• _Problem statement_
Work through the records below and tally every line containing "this". Reply with the total alone.

• _Exercise data_
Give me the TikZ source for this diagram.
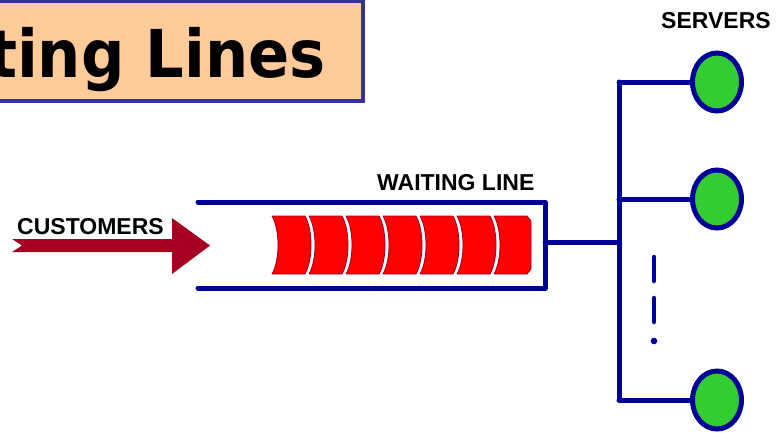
\documentclass[tikz,border=0pt]{standalone}
\usepackage{fontspec}
\setmainfont{Liberation Sans}
\newfontfamily\titlefont{DejaVu Sans}
\usetikzlibrary{shapes.geometric}
\definecolor{chanblue}{HTML}{000099}
\definecolor{titleedge}{HTML}{333399}
\definecolor{titlefill}{HTML}{FFCC99}
\definecolor{arrowred}{HTML}{A50021}
\definecolor{itemred}{HTML}{FF0000}
\definecolor{itemedge}{HTML}{99002B}
\definecolor{servergreen}{HTML}{33CC33}
\tikzset{
  chan/.style={draw=chanblue, line width=5pt, line cap=round, line join=round},
  server/.style={ellipse, draw=chanblue, line width=5pt, fill=servergreen,
    minimum width=49pt, minimum height=58pt, inner sep=0pt},
  label/.style={font=\fontsize{23}{27}\selectfont\bfseries, inner sep=0pt, anchor=base west},
  item/.style={fill=itemred, draw=itemedge, line width=0.8pt, line join=round},
}
\begin{document}
\begin{tikzpicture}[x=1pt, y=-1pt]
\useasboundingbox (0,0) rectangle (778,432);
\clip (0,0) rectangle (778,432);

% title banner, cut off on the left
\node[draw=titleedge, fill=titlefill, line width=4pt, inner sep=0pt,
  minimum width=380pt, minimum height=100pt, anchor=north east] (banner) at (365,-1) {};
\node[font=\titlefont\bfseries\fontsize{66}{70}\selectfont, inner sep=0pt, anchor=base east]
  (title) at (326,77) {\scalebox{0.92}[1]{Waiting Lines}};

% arrival arrow
\node[label] (cust) at (17,234.5) {CUSTOMERS};
\path[fill=arrowred]
  (12,239) -- (172,239) -- (172,218) -- (210,245.5) -- (172,274) -- (172,252)
  -- (12,252) -- (22,245.5) -- cycle;
\coordinate (arrowtip) at (210,245.5);

% waiting channel
\coordinate (chtl) at (198,202);
\coordinate (chtr) at (545,202);
\coordinate (chbr) at (545,288);
\coordinate (chbl) at (198,288);
\draw[chan] (chtl) -- (chtr) -- (chbr) -- (chbl);
\node[label] (wl) at (377,190) {WAITING LINE};

% customers standing in line
\foreach \i in {0,...,5}{
  \pgfmathsetmacro{\xa}{272+37*\i}
  \path[item] (\xa,216) -- (\xa+33,216)
    .. controls (\xa+41,230) and (\xa+41,260) .. (\xa+33,274)
    -- (\xa,274)
    .. controls (\xa+8,260) and (\xa+8,230) .. (\xa,216) -- cycle;
}
\path[item] (494,216) -- (527,216) -- (531,221) -- (531,269) -- (527,274)
  -- (494,274) .. controls (502,260) and (502,230) .. (494,216) -- cycle;

% servers
\node[label] (srv) at (661,28) {SERVERS};
\node[server] (s1) at (717,82) {};
\node[server] (s2) at (717,199) {};
\node[server] (s3) at (717,400) {};

% distribution lines
\coordinate (qout) at (545,242);
\coordinate (hub) at (619,242);
\coordinate (t1) at (619,82);
\coordinate (t2) at (619,199);
\coordinate (t3) at (619,400);
\draw[chan] (qout) -- (hub);
\draw[chan] (t1) -- (t3);
\draw[chan] (t1) -- (s1.west);
\draw[chan] (t2) -- (s2.west);
\draw[chan] (t3) -- (s3.west);

% ellipsis for further servers
\coordinate (d1a) at (654,257);
\coordinate (d1b) at (654,281);
\coordinate (d2a) at (654,298);
\coordinate (d2b) at (654,322);
\draw[chan, line width=4.5pt] (d1a) -- (d1b);
\draw[chan, line width=4.5pt] (d2a) -- (d2b);
\fill[chanblue] (654,341) circle (3.3pt);
\end{tikzpicture}
\end{document}
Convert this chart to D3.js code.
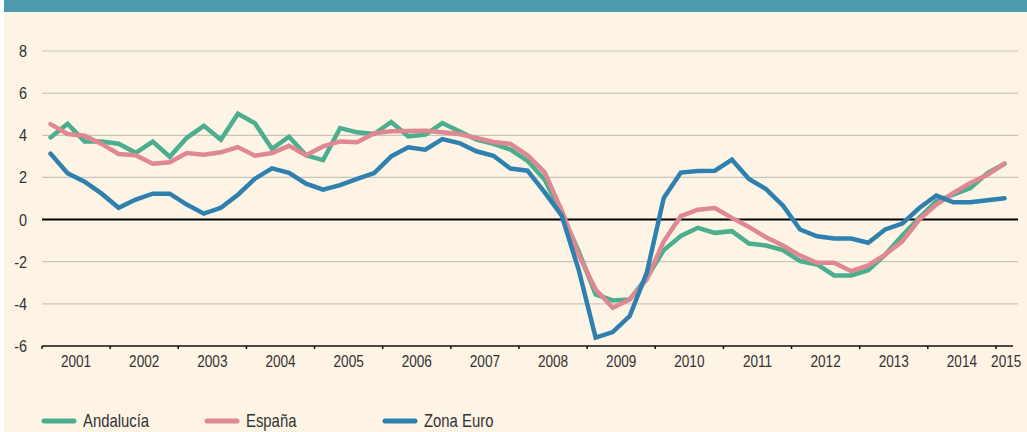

• _Expected answer_
2